Article 3 and Killing Socialists

Killing Socialists

There’s been a rather boring story in the news about a moronic state Senator from Montana who thinks Article 3 in the Constitution of the United States expressly allows the government to begin killing socialists. It doesn’t but this misconception gives me a chance to wax poetic about the document in question and what I think is a great deal of misunderstanding about it.

The Founding Fathers who wrote, enacted, and ratified the Constitution of the United States came from a situation in which the state used its legal power to oppress citizens with few restrictions. They saw, first hand, the dangers of giving government tremendous power and wrote the Constitution with this in mind.

The Constitution, largely, is a document that does not grant the government power, but does the opposite, it limits such ability. Article 3, which State Representative Rodney Garcia of Montana poorly understands, is meant to prevent the government from imprisoning and murdering citizens for their political views. It does not enable the government to go about killing socialists, it protects such citizens.
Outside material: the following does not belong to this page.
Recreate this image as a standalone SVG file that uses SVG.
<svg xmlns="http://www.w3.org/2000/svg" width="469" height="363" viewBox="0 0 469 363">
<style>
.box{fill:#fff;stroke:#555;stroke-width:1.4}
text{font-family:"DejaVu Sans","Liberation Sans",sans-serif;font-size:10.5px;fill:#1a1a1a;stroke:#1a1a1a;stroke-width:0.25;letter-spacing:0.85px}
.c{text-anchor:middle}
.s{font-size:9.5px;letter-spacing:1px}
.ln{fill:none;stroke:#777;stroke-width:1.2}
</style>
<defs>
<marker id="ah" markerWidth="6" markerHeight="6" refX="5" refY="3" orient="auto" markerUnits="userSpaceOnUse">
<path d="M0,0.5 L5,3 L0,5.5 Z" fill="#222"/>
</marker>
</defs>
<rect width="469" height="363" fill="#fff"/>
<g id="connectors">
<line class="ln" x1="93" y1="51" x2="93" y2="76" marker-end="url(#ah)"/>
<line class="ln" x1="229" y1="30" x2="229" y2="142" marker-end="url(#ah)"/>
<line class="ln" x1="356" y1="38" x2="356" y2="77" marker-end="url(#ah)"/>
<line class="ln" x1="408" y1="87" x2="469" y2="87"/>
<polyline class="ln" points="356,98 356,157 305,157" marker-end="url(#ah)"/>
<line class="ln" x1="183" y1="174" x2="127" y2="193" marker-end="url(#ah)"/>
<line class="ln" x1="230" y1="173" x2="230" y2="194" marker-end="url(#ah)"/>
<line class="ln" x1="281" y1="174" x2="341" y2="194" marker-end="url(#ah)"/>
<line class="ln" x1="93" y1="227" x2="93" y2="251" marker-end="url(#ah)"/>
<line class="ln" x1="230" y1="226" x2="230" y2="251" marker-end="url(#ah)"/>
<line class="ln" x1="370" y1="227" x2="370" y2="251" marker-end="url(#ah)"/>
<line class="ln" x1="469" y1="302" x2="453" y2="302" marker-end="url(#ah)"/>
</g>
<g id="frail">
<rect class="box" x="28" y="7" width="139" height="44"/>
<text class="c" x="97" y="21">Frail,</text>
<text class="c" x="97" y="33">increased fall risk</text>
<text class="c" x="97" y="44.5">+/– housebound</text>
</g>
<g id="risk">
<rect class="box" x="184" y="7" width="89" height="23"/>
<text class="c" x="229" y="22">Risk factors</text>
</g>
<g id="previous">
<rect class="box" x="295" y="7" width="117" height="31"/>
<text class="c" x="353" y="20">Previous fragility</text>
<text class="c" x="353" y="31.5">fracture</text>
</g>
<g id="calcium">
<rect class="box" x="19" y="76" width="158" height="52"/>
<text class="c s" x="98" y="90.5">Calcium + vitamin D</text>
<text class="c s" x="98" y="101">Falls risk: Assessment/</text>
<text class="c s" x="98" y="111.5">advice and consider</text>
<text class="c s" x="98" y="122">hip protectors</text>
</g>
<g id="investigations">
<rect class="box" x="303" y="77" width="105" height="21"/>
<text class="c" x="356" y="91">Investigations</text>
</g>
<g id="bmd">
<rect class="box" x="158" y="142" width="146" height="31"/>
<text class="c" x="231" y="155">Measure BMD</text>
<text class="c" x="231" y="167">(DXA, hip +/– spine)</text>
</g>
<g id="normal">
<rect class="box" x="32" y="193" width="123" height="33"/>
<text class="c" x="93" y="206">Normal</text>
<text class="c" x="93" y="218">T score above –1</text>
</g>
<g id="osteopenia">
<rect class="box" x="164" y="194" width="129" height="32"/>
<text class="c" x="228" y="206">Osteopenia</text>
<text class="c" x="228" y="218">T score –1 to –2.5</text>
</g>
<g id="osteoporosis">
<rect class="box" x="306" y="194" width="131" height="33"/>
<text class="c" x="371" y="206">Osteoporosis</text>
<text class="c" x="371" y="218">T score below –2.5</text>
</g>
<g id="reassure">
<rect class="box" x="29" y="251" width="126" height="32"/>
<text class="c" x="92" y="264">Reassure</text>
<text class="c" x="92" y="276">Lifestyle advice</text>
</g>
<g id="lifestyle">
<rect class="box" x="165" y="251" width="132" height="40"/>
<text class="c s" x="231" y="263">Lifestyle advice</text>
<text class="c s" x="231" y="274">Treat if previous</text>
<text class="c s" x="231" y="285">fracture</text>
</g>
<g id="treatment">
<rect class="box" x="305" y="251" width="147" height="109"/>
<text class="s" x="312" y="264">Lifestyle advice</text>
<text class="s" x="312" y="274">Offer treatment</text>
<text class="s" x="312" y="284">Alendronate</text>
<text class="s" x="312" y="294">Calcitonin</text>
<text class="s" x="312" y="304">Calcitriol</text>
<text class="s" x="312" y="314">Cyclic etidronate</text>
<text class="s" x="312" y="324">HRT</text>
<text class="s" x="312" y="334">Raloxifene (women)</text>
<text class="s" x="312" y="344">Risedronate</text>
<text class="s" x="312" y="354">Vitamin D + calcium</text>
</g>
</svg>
It was written by a group of people who watched their friends, families, and like-minded strangers imprisoned and murdered regularly for expressing political opinions. The article in question allows for the imprisonment only of people who have waged war against the United States or giving aid and comfort to someone who does so. It requires witnesses of an overt act in that regard in order to be enacted.
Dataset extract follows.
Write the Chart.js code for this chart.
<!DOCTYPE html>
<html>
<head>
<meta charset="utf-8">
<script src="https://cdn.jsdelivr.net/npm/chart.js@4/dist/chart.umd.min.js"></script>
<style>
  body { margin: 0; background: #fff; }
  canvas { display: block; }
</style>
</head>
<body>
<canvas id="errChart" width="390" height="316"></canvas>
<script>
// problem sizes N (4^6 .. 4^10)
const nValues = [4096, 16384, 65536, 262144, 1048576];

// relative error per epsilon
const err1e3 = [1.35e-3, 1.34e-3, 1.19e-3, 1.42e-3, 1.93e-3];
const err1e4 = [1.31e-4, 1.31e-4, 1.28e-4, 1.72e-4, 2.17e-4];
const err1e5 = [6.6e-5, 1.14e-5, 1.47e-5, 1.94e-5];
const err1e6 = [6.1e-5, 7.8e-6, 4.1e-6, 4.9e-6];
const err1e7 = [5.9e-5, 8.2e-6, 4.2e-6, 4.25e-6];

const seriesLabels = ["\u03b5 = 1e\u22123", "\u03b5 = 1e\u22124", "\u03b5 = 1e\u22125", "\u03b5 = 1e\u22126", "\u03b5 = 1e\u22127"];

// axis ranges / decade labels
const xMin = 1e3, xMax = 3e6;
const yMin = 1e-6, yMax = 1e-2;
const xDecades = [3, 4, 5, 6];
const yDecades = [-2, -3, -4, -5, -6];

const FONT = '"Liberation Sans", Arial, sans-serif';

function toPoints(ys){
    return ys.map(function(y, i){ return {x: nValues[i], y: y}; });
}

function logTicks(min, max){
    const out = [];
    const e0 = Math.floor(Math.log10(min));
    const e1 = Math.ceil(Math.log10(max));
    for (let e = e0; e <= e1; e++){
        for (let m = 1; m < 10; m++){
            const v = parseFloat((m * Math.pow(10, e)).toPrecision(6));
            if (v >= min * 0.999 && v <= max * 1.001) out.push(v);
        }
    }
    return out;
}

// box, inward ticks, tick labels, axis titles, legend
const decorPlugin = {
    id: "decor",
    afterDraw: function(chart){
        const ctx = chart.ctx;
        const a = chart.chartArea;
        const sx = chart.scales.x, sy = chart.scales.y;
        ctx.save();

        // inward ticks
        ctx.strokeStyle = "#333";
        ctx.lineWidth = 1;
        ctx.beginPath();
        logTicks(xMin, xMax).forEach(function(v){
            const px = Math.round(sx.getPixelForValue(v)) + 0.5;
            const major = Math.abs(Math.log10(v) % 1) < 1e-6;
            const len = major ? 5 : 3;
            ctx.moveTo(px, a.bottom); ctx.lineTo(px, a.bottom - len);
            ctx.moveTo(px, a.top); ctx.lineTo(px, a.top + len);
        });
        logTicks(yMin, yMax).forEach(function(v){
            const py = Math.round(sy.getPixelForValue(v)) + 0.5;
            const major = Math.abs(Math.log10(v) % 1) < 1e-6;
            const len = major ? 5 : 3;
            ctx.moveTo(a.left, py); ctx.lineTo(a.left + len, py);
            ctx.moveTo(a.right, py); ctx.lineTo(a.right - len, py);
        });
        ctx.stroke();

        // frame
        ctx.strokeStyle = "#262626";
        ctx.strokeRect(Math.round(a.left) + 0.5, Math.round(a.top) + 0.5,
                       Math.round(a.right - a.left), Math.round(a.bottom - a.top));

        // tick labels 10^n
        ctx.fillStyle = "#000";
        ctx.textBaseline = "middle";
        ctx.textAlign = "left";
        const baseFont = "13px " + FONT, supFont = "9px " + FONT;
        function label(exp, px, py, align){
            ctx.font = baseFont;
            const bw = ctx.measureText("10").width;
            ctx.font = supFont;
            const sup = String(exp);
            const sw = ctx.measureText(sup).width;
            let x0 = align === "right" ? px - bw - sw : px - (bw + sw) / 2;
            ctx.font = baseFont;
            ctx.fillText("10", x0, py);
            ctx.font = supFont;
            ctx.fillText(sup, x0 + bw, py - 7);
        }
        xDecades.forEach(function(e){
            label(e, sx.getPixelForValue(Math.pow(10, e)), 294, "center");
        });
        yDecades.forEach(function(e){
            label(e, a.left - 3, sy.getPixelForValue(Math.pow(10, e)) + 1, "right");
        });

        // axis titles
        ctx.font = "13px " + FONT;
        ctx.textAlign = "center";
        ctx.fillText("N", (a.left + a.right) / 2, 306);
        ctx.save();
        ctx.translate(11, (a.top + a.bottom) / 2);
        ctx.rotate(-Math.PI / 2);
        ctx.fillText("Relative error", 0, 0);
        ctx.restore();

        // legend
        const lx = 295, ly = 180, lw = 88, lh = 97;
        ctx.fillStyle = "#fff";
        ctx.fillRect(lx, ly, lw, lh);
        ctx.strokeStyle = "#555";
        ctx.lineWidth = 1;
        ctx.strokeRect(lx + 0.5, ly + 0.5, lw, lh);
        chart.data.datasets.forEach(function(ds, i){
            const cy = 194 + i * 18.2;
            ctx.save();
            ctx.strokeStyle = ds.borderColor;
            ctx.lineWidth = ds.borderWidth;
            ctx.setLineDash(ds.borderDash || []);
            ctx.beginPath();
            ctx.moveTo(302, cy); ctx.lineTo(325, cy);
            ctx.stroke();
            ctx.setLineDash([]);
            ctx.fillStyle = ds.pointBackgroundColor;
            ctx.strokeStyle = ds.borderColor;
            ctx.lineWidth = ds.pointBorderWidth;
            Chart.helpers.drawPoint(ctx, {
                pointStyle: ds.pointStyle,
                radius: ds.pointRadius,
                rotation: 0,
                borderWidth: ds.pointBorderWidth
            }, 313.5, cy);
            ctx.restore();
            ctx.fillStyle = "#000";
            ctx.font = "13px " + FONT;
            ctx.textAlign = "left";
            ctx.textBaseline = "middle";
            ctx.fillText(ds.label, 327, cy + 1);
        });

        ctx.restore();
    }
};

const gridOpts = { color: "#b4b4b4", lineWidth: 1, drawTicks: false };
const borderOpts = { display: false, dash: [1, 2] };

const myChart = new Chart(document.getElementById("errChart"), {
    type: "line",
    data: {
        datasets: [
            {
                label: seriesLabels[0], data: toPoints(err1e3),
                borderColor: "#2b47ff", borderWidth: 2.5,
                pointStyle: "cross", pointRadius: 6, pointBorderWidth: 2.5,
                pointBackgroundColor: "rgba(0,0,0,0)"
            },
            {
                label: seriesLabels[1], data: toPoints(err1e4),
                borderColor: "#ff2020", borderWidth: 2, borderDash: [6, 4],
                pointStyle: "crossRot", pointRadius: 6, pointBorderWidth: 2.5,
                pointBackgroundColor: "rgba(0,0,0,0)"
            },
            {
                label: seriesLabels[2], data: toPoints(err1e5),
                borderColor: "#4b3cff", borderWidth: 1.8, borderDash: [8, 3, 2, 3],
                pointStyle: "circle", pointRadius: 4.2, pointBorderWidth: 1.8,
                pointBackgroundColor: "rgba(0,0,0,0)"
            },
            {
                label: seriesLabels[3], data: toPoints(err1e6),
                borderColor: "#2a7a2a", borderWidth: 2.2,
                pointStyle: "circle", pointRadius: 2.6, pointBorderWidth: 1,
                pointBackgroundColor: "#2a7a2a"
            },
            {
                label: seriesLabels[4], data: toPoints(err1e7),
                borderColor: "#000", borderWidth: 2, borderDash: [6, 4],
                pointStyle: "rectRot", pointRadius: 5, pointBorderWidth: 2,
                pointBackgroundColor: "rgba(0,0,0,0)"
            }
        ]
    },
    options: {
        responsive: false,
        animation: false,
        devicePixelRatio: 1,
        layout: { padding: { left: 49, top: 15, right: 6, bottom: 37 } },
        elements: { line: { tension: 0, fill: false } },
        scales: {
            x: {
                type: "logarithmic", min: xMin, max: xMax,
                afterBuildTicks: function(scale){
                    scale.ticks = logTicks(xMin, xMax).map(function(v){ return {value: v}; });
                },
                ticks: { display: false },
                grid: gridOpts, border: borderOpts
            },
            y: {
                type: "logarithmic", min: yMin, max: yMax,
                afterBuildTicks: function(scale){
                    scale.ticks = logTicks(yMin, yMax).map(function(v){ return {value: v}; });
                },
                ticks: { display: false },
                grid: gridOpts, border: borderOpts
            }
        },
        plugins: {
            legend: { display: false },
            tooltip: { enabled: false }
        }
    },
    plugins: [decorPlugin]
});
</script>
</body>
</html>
Essentially, unless you actually raise an army and attempt to wage war against the government you cannot be imprisoned or killed. Waging war against the government obviously does not include attempting to win an election through the democratic processes established elsewhere in the Constitution but this hardly needs be said. What is vitally important to understand is that the purpose of the Constitution is largely to prevent the government from killing socialists, or any other perceived political opponent.

To prevent the government from having more power. To prevent the Executive doing things without the approval of Congress. To prevent Congress from doing things without approval of the Judiciary. That is the purpose of this great document.

Why was it written with such a purpose? For the simple reason I stated above. A government so emboldened will continually add to its enemies, continue to make things illegal and imprison such people, until the entire nation is oppressed under their jackboot.

And why do we want to prevent such an outcome? Because if we allow the government to proceed with the agenda of killing socialist and whomever is next on the list; bloody revolution becomes the only method to change the government.

The method preferred by the Founding Fathers was simply allowing We the People to propose different ideas, including socialism, and use the ballot box as the final arbiter. It seems like a good plan to me.